No piece of information that is not sanctioned is allowed to creep through the North Korean border.
On the other hand, Mr Trump's threat plays repeatedly over state-run TV, crackles across state-supervised Intranet, and is splashed on bulletin boards at street corners and metro stations.
North Korea's own version of history is also drummed into every child through 12 years of education.
Every child is taught that the Korean peninsula is a single country, that has been occupied in the south by the US since World War II. With force and fire.
Occupied by Japan for 35 years, Korea was divided into two along the 38th Parallel in 1945, with the Soviet Union in charge of the North and the US running the South. Most historians agree that it was the North, led by then President Kim Il Sung, that started the Korean War in an effort to reunify the two Koreas.

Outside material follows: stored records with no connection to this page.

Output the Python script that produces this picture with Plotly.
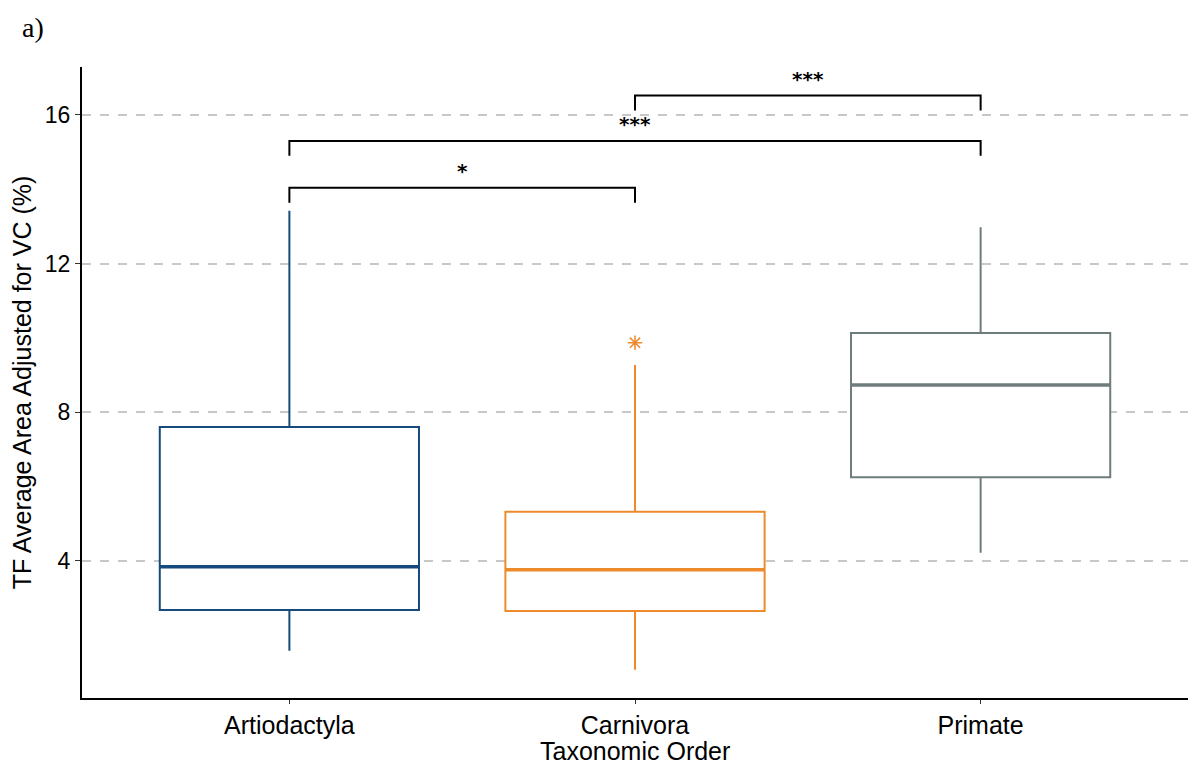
import plotly.graph_objects as go

# ---- data ----
categories = ["Artiodactyla", "Carnivora", "Primate"]
q1_vals = [2.68, 2.65, 6.25]
median_vals = [3.84, 3.76, 8.73]
q3_vals = [7.60, 5.32, 10.13]
lower_whisker = [1.58, 1.07, 4.22]
upper_whisker = [13.42, 9.27, 12.98]
outlier_group = [1]
outlier_vals = [9.87]
colors = ["#174a7c", "#ee8a2c", "#6f7c7c"]

# significance comparisons: (group a, group b, bracket height, label)
comp_a = [0, 0, 1]
comp_b = [1, 2, 2]
comp_y = [14.04, 15.30, 16.52]
comp_tip = 0.40
comp_label = ["*", "***", "***"]

y_ticks = [4, 8, 12, 16]

box_w = 0.75

fig = go.Figure()
xs = list(range(len(categories)))
for i, cat in enumerate(categories):
    fig.add_trace(go.Box(
        x=[xs[i]], q1=[q1_vals[i]], median=[median_vals[i]], q3=[q3_vals[i]],
        lowerfence=[lower_whisker[i]], upperfence=[upper_whisker[i]],
        width=box_w, whiskerwidth=0, boxpoints=False,
        fillcolor="white", line=dict(color=colors[i], width=2),
        name=cat, showlegend=False, hoverinfo="skip"))
    # thicker median line
    fig.add_trace(go.Scatter(
        x=[xs[i] - box_w / 2, xs[i] + box_w / 2],
        y=[median_vals[i], median_vals[i]], mode="lines",
        line=dict(color=colors[i], width=3.5), showlegend=False, hoverinfo="skip"))

# outliers
oc = colors[outlier_group[0]]
fig.add_trace(go.Scatter(
    x=[xs[g] for g in outlier_group], y=outlier_vals, mode="markers",
    marker=dict(symbol="asterisk-open", size=12, color=oc,
                line=dict(color=oc, width=1.5)),
    showlegend=False, hoverinfo="skip"))

# brackets
for a, b, yv, lab in zip(comp_a, comp_b, comp_y, comp_label):
    fig.add_trace(go.Scatter(
        x=[xs[a], xs[a], xs[b], xs[b]],
        y=[yv - comp_tip, yv, yv, yv - comp_tip], mode="lines",
        line=dict(color="black", width=2), showlegend=False, hoverinfo="skip"))
    fig.add_annotation(x=(xs[a] + xs[b]) / 2, y=yv, text="<b>" + lab + "</b>", showarrow=False,
                       yanchor="bottom", yshift=3,
                       font=dict(family="DejaVu Sans, Liberation Sans", size=20, color="black"))

fig.add_annotation(xref="paper", yref="paper", x=-0.056, y=1.0,
                   yshift=57, text="a)", showarrow=False, xanchor="left", yanchor="top",
                   font=dict(family="Liberation Serif, Times New Roman", size=28, color="black"))

# x-axis title as annotation to control its placement
fig.add_annotation(xref="paper", yref="paper", x=0.5, y=0, yshift=-53,
                   text="Taxonomic Order", showarrow=False, xanchor="center", yanchor="middle",
                   font=dict(family="Liberation Sans, Arial", size=25, color="black"))

fig.update_layout(
    width=1188, height=765,
    margin=dict(l=82, r=0, t=67, b=67),
    paper_bgcolor="white", plot_bgcolor="white",
    font=dict(family="Liberation Sans, Arial", size=25, color="black"),
    showlegend=False,
)
fig.update_xaxes(
    range=[-0.6, 2.6], tickvals=xs, ticktext=categories,
    showline=True, linecolor="black", linewidth=2,
    ticks="outside", ticklen=4, tickcolor="#333333", tickwidth=1,
    showgrid=False, zeroline=False,
    tickfont=dict(size=25, color="black"))
fig.update_yaxes(
    range=[0.31, 17.29], tickvals=y_ticks,
    showline=True, linecolor="black", linewidth=2,
    ticks="outside", ticklen=5, tickcolor="#333333", tickwidth=1,
    showgrid=True, gridcolor="#c8c8c8", griddash="dash", gridwidth=1.5,
    zeroline=False,
    title=dict(text="TF Average Area Adjusted for VC (%)", standoff=6, font=dict(size=25)),
    tickfont=dict(size=23, color="black"))

fig.write_html("out.html")
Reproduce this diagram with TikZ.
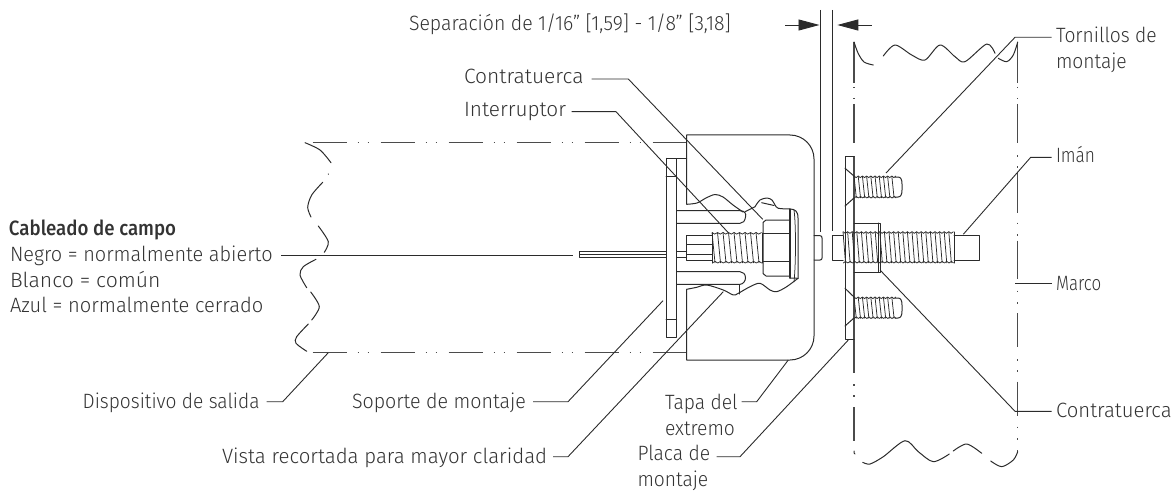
\documentclass[tikz,border=0pt]{standalone}
\usepackage{fontspec}
\usepackage{graphicx}
\setmainfont[BoldFont={Fira Sans Medium},FakeStretch=0.93]{Fira Sans Light}
\usetikzlibrary{arrows.meta}
\definecolor{ink}{HTML}{2B2B2B}
\definecolor{txt}{HTML}{333333}
\newcommand{\sx}[2]{\scalebox{#1}[1]{#2}}
\tikzset{
  lab/.style={inner sep=0pt,outer sep=0pt,anchor=base west,text=txt,font=\fontsize{20.7}{26}\selectfont},
  mlab/.style={lab,align=left},
  part/.style={draw=ink,line width=1pt,line join=round,line cap=round},
  fine/.style={draw=ink,line width=0.75pt},
  leader/.style={draw=ink,line width=0.9pt,line join=miter},
  phantomline/.style={draw=ink!85,line width=1.2pt},
  gaparrow/.style={draw=ink,line width=0.9pt,-{Triangle[length=21pt,width=11pt,fill=ink]}},
}
\newcommand{\threadrun}[5]{% x0 x1 ytop ybot pitch
  \pgfmathsetmacro{\tb}{#1+#5}
  \foreach \tx in {#1,\tb,...,#2}{
    \draw[fine] (\tx,#3) -- ({\tx+#5*0.55},#4);
    \draw[fine] (\tx,#3) -- ({\tx+#5*0.5},{#3+1.6}) -- ({\tx+#5},#3);
    \draw[fine] ({\tx+#5*0.05},#4) -- ({\tx+#5*0.55},{#4-1.6}) -- ({\tx+#5*1.05},#4);
  }
}
\begin{document}
\begin{tikzpicture}[x=1pt,y=-1pt]
\useasboundingbox (0,0) rectangle (1175,492);

% ---------- labels
\node[lab] (sep) at (409,31) {\sx{1.012}{Separación de 1/16" [1,59] - 1/8" [3,18]}};
\node[lab] (ct1) at (464,83.7) {\sx{1.09}{Contratuerca}};
\node[lab] (int) at (464,117) {\sx{1.08}{Interruptor}};
\node[lab] (cab) at (9,235.5) {\sx{0.97}{\bfseries Cableado de campo}};
\node[lab] (neg) at (10,261.7) {\sx{1.035}{Negro = normalmente abierto}};
\node[lab] (bla) at (10,287.7) {\sx{1.1}{Blanco = común}};
\node[lab] (azu) at (10,312.7) {\sx{1.045}{Azul = normalmente cerrado}};
\node[lab] (dis) at (82.7,408) {\sx{0.995}{Dispositivo de salida}};
\node[lab] (sop) at (352,408) {\sx{1.02}{Soporte de montaje}};
\node[lab] (vis) at (222,463) {\sx{1.06}{Vista recortada para mayor claridad}};
\node[mlab] (tap) at (665,435) {Tapa del\\extremo};
\node[mlab] (pla) at (637.5,486.5) {Placa de\\montaje};
\node[mlab] (tor) at (1056,69) {Tornillos de\\montaje};
\node[lab] (ima) at (1056,163) {\sx{0.9}{Imán}};
\node[lab] (mar) at (1056,290) {\sx{0.88}{Marco}};
\node[lab] (ct2) at (1056,417) {\sx{1.055}{Contratuerca}};

% ---------- exit device phantom lines
\draw[phantomline,dash pattern=on 34pt off 11pt on 1.5pt off 8.5pt on 1.5pt off 11.5pt] (312.7,142.7) -- (686.7,142.7);
\draw[phantomline,dash pattern=on 34pt off 11pt on 1.5pt off 8.5pt on 1.5pt off 11.5pt] (312.7,352.7) -- (686.7,352.7);
% break lines, exit device
\draw[part] plot[smooth] coordinates {(305,142.7) (320,150) (331,162.7)};
\draw[part] (328.3,174) -- (328.6,174.3);
\draw[part] plot[smooth] coordinates {(322.7,182.3) (311.7,195) (307.7,207.3) (311,217)};
\draw[part] plot[smooth] coordinates {(318.3,226) (328.3,241.7) (324.3,252.3)};
\draw[part] plot[smooth] coordinates {(316,259.3) (303.3,266.7) (300,275) (306.7,287.7)};
\draw[part] plot[smooth] coordinates {(310.7,292) (319.3,306.7) (311.7,320)};
\draw[part] plot[smooth] coordinates {(308.3,324) (296.7,336.7) (296,343.3) (306.7,351.3)};

% ---------- end cap
\draw[part] (686.7,204) -- (686.7,135) -- (790,135) arc[start angle=-90,end angle=0,radius=24] -- (814,336) arc[start angle=0,end angle=90,radius=24] -- (686.7,360) -- (686.7,289.3);
% mounting bracket
\draw[part] (666,158.3) rectangle (676.7,337);
\draw[part] (666,176.7) -- (676.7,176.7);
\draw[part] (666,319.3) -- (676.7,319.3);
\draw[part] (676.7,158.3) -- (686.7,158.3);
\draw[part] (666,158.3) -- (666,337);
% slots
\draw[part] (676.7,210.7) -- (740,210.7) .. controls (745,210.7) and (746.5,214) .. (745.5,217) .. controls (745,221) and (743,223.3) .. (740,223.3) -- (676.7,223.3);
\draw[part] (676.7,271.7) -- (740,271.7) .. controls (743,271.7) and (745.5,274) .. (745.5,278) .. controls (745.5,281) and (743,284.3) .. (740,284.3) -- (676.7,284.3);
% cut-away edge
\draw[part] plot[smooth] coordinates {(686.7,204.3) (697,203) (706,198) (715,194.5) (723,197) (733,205) (743,212)};
\draw[part] (745,211.7) -- (755,206.7);
\draw[part] plot[smooth] coordinates {(755,206.7) (760,200) (767,198) (772,200) (775,205) (778.3,208.3) (789.3,209)};
\draw[part] (761.7,202.7) -- (774,205.5);
\draw[part] plot[smooth] coordinates {(798,278.3) (786.7,286.7) (776.7,291.7) (770,290) (760,283.3) (750,286.7) (738.3,293.3) (733.3,295) (723.3,290) (706.7,285) (696.7,287.3) (686.7,289.3)};
\draw[part] (739,285) -- (739,294);
% dome washer
\draw[part] (789.3,209) .. controls (795,209) and (798,211) .. (798,218) -- (798,278.3);
\draw[part,line width=1.5pt] (790,209) -- (790,278);
\draw[fine] (794,210) .. controls (796,225) and (796,262) .. (794,282);
\draw[part] (790,278) -- (798,278.3);
% lock nut
\draw[part] (789.3,220) -- (766,220) -- (763,222.5) -- (763,273.5) -- (766,276) -- (789.3,276);
\draw[part] (763,233.3) -- (789.3,233.3);
\draw[part] (763,261.7) -- (789.3,261.7);
% switch
\draw[part] (711.7,235.7) -- (686.7,235.7) -- (686.7,260) -- (711.7,260);
\draw[part] (686.7,244) -- (711.7,244);
\draw[part] (686.7,254) -- (711.7,254);
\threadrun{712}{757}{232.5}{263}{5.5}
\draw[part] (712,233) -- (712,263);
\draw[part] (762,233) -- (762,263);
% wire
\draw[part] (666,251) -- (579,251) -- (579,257.3) -- (666,257.3);
\draw[fine] (579,254) -- (666,254);
\draw[part] (676.7,251) -- (686.7,251);
\draw[part] (676.7,257.3) -- (686.7,257.3);
% gap piece on the switch
\draw[part] (814,235.7) -- (820,235.7) .. controls (821.5,235.7) and (822,236.5) .. (822,238) -- (822,258) .. controls (822,259.3) and (821.5,260) .. (820,260) -- (814,260);

% ---------- gap dimension
\draw[leader] (820.7,10) -- (820.7,232);
\draw[leader] (832.7,10) -- (832.7,230.7);
\coordinate (gl) at (785,25); \coordinate (gli) at (819.5,25);
\coordinate (gr) at (871.7,25); \coordinate (gri) at (837.3,25);
\draw[gaparrow] (gl) -- (gli);
\draw[gaparrow] (gr) -- (gri);

% ---------- frame phantom lines
\foreach \a/\b in {42/83,104/143,172.7/213,240.7/279,313.3/347.3,381.7/416,450/452}
  \draw[phantomline] (1017.7,\a) -- (1017.7,\b);
\foreach \a in {87,98,155,166,222.7,234,290.7,302.3,359.3,370,426.7,438.3}
  \draw[phantomline] (1017.7,\a) -- (1017.7,{\a+1.5});
\foreach \a/\b in {42/83,104/143,156/372.7,407/441}
  \draw[phantomline] (854,\a) -- (854,\b);
\foreach \a in {87,98,384,395}
  \draw[phantomline] (854,\a) -- (854,{\a+1.5});
\draw[part] (854,451) -- (854,453) -- (855,454);
% break lines, frame
\draw[part] plot[smooth] coordinates {(854,42) (858,53) (864,62) (873.3,65)};
\draw[part] plot[smooth] coordinates {(883.3,56) (895,45) (911.7,55) (925,60) (940,45) (955,56.7) (965,61.7) (986.7,44) (995,53.3)};
\draw[part] plot[smooth] coordinates {(998.3,58.3) (1006.7,61.7) (1013.3,55) (1017.7,42)};
\draw[part] plot[smooth] coordinates {(862.7,462.3) (870,464) (883.3,456.7) (905,440.7) (918.3,451.7) (933.3,461.7) (949.3,454)};
\draw[part] plot[smooth] coordinates {(953.3,451) (966.7,444) (981.7,453.3)};
\draw[part] plot[smooth] coordinates {(990.7,461) (1001.7,466.7) (1013.3,460) (1017.7,451.7)};

% ---------- mounting plate
\draw[part] (854,156) -- (845,156) -- (845,339) -- (854,339);
\draw[part] (845,168.3) -- (854,176);
\draw[part] (854,198) -- (845,206);
\draw[part] (845,288.3) -- (854,297);
\draw[part] (854,318) -- (845,326);
% screws
\threadrun{854}{892}{176}{198}{4.2}
\draw[part] (895,177) -- (898,177) .. controls (901,177) and (902,180) .. (902,184) -- (902,190) .. controls (902,194) and (901,197) .. (898,197) -- (895,197);
\threadrun{854}{892}{297}{318.5}{4.2}
\draw[part] (895,298) -- (898,298) .. controls (901,298) and (902,301) .. (902,305) -- (902,311) .. controls (902,315) and (901,318) .. (898,318) -- (895,318);
% magnet
\draw[part] (843,235.3) -- (832.7,235.3) -- (832.7,260) -- (843,260);
\threadrun{843}{950}{231.7}{263}{4.6}
\draw[part] (954,235.3) -- (979,235.3) -- (979,260) -- (954,260);
\draw[part] (954,232) -- (954,263);
\draw[part] (854,223) -- (880,223) -- (880,272) -- (854,272);
\draw[part] (878.5,223) -- (878.5,272);

% ---------- leaders
\coordinate (a1) at (591.7,79);   \coordinate (a2) at (628.3,79);   \coordinate (a3) at (762.7,219.3);
\draw[leader] (a1) -- (a2) -- (a3);
\coordinate (b1) at (571.7,111.7);\coordinate (b2) at (616,111.7);  \coordinate (b3) at (728.3,232.7);
\draw[leader] (b1) -- (b2) -- (b3);
\coordinate (c1) at (281,255);    \coordinate (c2) at (572.7,255);
\draw[leader] (c1) -- (c2);
\coordinate (d1) at (266.7,401.7);\coordinate (d2) at (282.7,401.7);\coordinate (d3) at (328.3,352.7);
\draw[leader] (d1) -- (d2) -- (d3);
\coordinate (e1) at (533,401.7);  \coordinate (e2) at (568,401.7);  \coordinate (e3) at (663,300.7);
\draw[leader] (e1) -- (e2) -- (e3);
\coordinate (f1) at (553,456.7);  \coordinate (f2) at (568,456.7);  \coordinate (f3) at (723.3,291.7);
\draw[leader] (f1) -- (f2) -- (f3);
\coordinate (g1) at (741.7,401.7);\coordinate (g2) at (756.7,401.7);\coordinate (g3) at (788.3,360);
\draw[leader] (g1) -- (g2) -- (g3);
\coordinate (h1) at (716.7,456.7);\coordinate (h2) at (740,456.7);  \coordinate (h3) at (848.3,340);
\draw[leader] (h1) -- (h2) -- (h3);
\coordinate (i1) at (1051.7,37.3);\coordinate (i2) at (1015,37.3);  \coordinate (i3) at (886,173);
\draw[leader] (i1) -- (i2) -- (i3);
\coordinate (j1) at (1051.7,157.3);\coordinate (j2) at (1030.7,157.3);\coordinate (j3) at (963.3,234.3);
\draw[leader] (j1) -- (j2) -- (j3);
\coordinate (k1) at (1051.7,283.3);\coordinate (k2) at (1015,283.3);
\draw[leader] (k1) -- (k2);
\coordinate (l1) at (1051.7,411.3);\coordinate (l2) at (1015,411.3);\coordinate (l3) at (880,270);
\draw[leader] (l1) -- (l2) -- (l3);
\end{tikzpicture}
\end{document}
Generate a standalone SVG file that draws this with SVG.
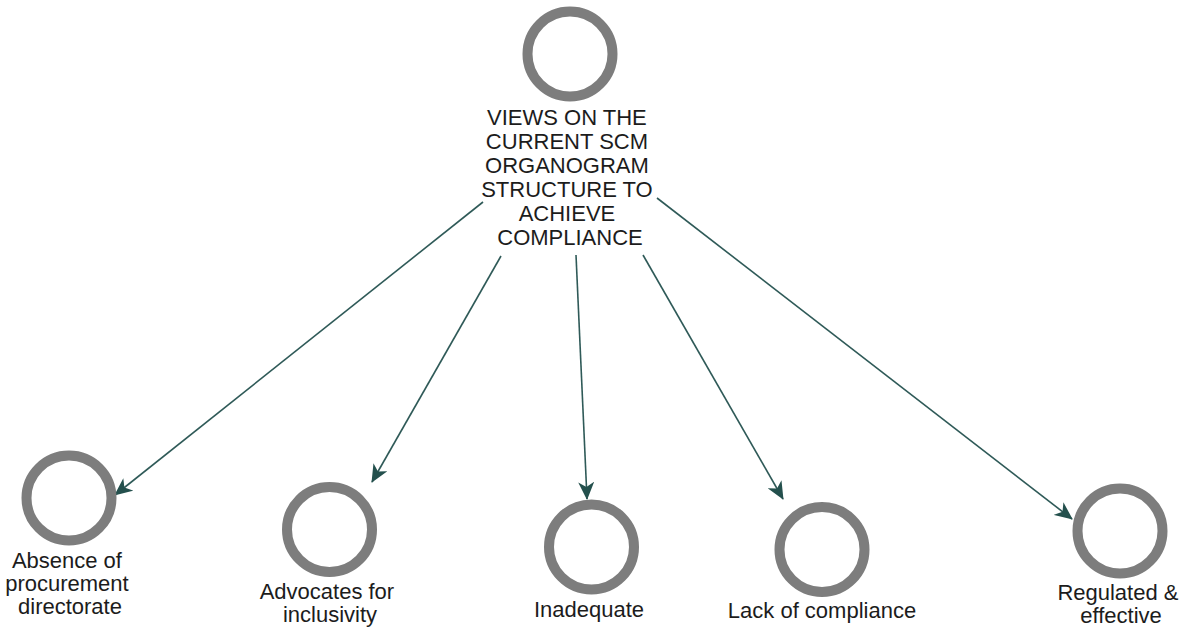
<svg xmlns="http://www.w3.org/2000/svg" width="1192" height="635" viewBox="0 0 1192 635">
  <style>
    .ring { fill: #ffffff; stroke: #7d7d7d; stroke-width: 10; }
    .label { font-family: "Liberation Sans", Arial, sans-serif; font-size: 22px; fill: #1c1c1c; text-anchor: middle; }
    .title { font-size: 22px; }
    .edge { stroke: #2f5a58; stroke-width: 1.6; fill: none; marker-end: url(#arrow); }
  </style>
  <defs>
    <marker id="arrow" markerUnits="userSpaceOnUse" markerWidth="18" markerHeight="16" viewBox="0 0 18 16" refX="17" refY="8" orient="auto">
      <path d="M0,0 L18,8 L0,16 L5,8 Z" fill="#24504d"/>
    </marker>
  </defs>

  <rect width="1192" height="635" fill="#ffffff"/>

  <!-- connectors from the central topic to each view -->
  <g id="connectors">
    <line class="edge" x1="483" y1="202" x2="115" y2="495"/>
    <line class="edge" x1="501" y1="256" x2="372" y2="482"/>
    <line class="edge" x1="576" y1="255" x2="587" y2="499"/>
    <line class="edge" x1="643" y1="255" x2="783" y2="499"/>
    <line class="edge" x1="657" y1="198" x2="1072" y2="519"/>
  </g>

  <g id="node-root">
    <circle class="ring" cx="570" cy="54" r="42.5"/>
    <text class="label title" x="570">
      <tspan x="570" y="125">VIEWS ON THE</tspan>
      <tspan x="570" y="149">CURRENT SCM</tspan>
      <tspan x="570" y="173">ORGANOGRAM</tspan>
      <tspan x="570" y="197">STRUCTURE TO</tspan>
      <tspan x="570" y="221">ACHIEVE</tspan>
      <tspan x="570" y="245">COMPLIANCE</tspan>
    </text>
  </g>

  <g id="node-absence">
    <circle class="ring" cx="69" cy="498" r="42.5"/>
    <text class="label">
      <tspan x="70" y="568">Absence of</tspan>
      <tspan x="70" y="591">procurement</tspan>
      <tspan x="70" y="614">directorate</tspan>
    </text>
  </g>

  <g id="node-advocates">
    <circle class="ring" cx="329.5" cy="529.5" r="42.5"/>
    <text class="label">
      <tspan x="330" y="599">Advocates for</tspan>
      <tspan x="330" y="622">inclusivity</tspan>
    </text>
  </g>

  <g id="node-inadequate">
    <circle class="ring" cx="591.5" cy="547" r="42.5"/>
    <text class="label" x="589" y="617">Inadequate</text>
  </g>

  <g id="node-lack">
    <circle class="ring" cx="822" cy="549.5" r="42.5"/>
    <text class="label" x="822" y="618">Lack of compliance</text>
  </g>

  <g id="node-regulated">
    <circle class="ring" cx="1120" cy="531" r="42.5"/>
    <text class="label">
      <tspan x="1121" y="600">Regulated &amp;</tspan>
      <tspan x="1121" y="623">effective</tspan>
    </text>
  </g>
</svg>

In Pyongyang's version, it was the US that started the war. "They were the warmakers... They have always wanted to wipe us off the map," says Mr Hwang.
The children learn this in school.
At Moranbong Middle School No. 1, we move from a classroom where students are conversing in English - every child in the country is now taught the language from the age of seven - to another where they are learning about the lives of their leaders, and then to one devoted to the pain that their country has suffered at the hands of the Japanese and the Americans. There is a life-size figure of a Caucasian priest carving the word "Thief" on the forehead of a hungry boy who stole an apple.
In the kindergartens that we visit, the only toys children play with are plastic models of tanks, guns and aircraft.
They are taught music from a young age, and we hear them sing: "We are building up our bodies... To reunify Korea... And drive away the US... From our country."